Stated goal: Find the lines that include the string "React" and report how many there are. Give no other text.
### Dataset section ###
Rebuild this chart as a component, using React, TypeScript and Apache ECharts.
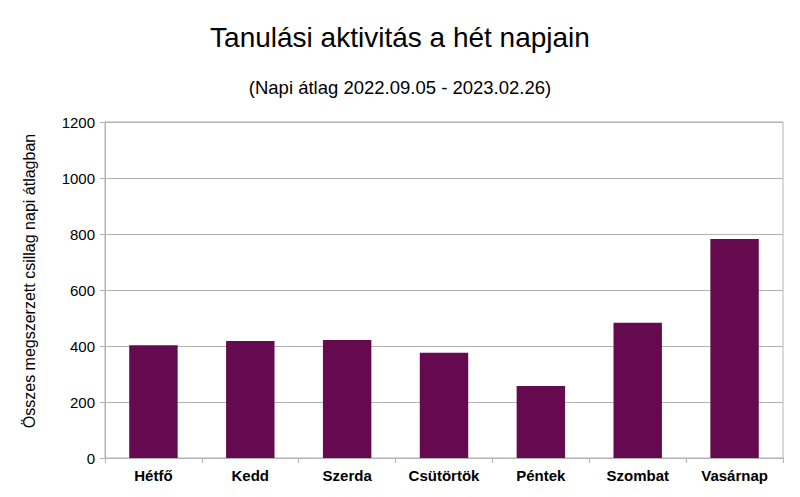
import React, { useEffect, useRef } from "react";
import * as echarts from "echarts";

const categories = ["Hétfő", "Kedd", "Szerda", "Csütörtök", "Péntek", "Szombat", "Vasárnap"];
const values = [403, 418, 421, 376, 257, 483, 782];
const titleText = "Tanulási aktivitás a hét napjain";
const subtitleText = "(Napi átlag 2022.09.05 - 2023.02.26)";
const yAxisName = "Összes megszerzett csillag napi átlagban";

export default function App() {
  const ref = useRef<HTMLDivElement>(null);
  useEffect(() => {
    const chart = echarts.init(ref.current!, null, { renderer: "svg" });
    chart.setOption({
      animation: false,
      backgroundColor: "#ffffff",
      textStyle: { fontFamily: "Liberation Sans" },
      title: [
        {
          text: titleText,
          left: "center",
          top: 18,
          textStyle: { fontSize: 28, fontWeight: "normal", color: "#000", fontFamily: "Liberation Sans" },
        },
        {
          text: subtitleText,
          left: "center",
          top: 73,
          textStyle: { fontSize: 18.5, fontWeight: "normal", color: "#000", fontFamily: "Liberation Sans" },
        },
      ],
      grid: {
        left: 105,
        right: 17,
        top: 122,
        bottom: 39,
        show: true,
        borderColor: "#b3b3b3",
        borderWidth: 1,
        containLabel: false,
      },
      xAxis: {
        type: "category",
        data: categories,
        axisLine: { show: true, lineStyle: { color: "#b3b3b3" } },
        axisTick: { show: true, alignWithLabel: false, length: 5, lineStyle: { color: "#b3b3b3" } },
        axisLabel: { color: "#000", fontSize: 15, fontWeight: "bold", margin: 10, fontFamily: "Liberation Sans" },
      },
      yAxis: {
        type: "value",
        min: 0,
        max: 1200,
        interval: 200,
        name: yAxisName,
        nameLocation: "middle",
        nameGap: 68,
        nameTextStyle: { color: "#000", fontSize: 16, fontFamily: "Liberation Sans", padding: [0, 0, 0, 18] },
        axisLine: { show: true, lineStyle: { color: "#b3b3b3" } },
        axisTick: { show: true, length: 5, lineStyle: { color: "#b3b3b3" } },
        axisLabel: {
          color: "#000",
          fontSize: 15,
          margin: 10,
          fontFamily: "Liberation Sans",
          formatter: (v: number) => String(v),
        },
        splitLine: { show: true, lineStyle: { color: "#b3b3b3" } },
      },
      series: [
        {
          type: "bar",
          data: values,
          barWidth: "50%",
          itemStyle: { color: "#650a4f" },
        },
      ],
    });
    return () => chart.dispose();
  }, []);
  return <div ref={ref} style={{ width: 800, height: 497, position: "absolute", left: 0, top: 0 }} />;
}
###
Answer in full: 2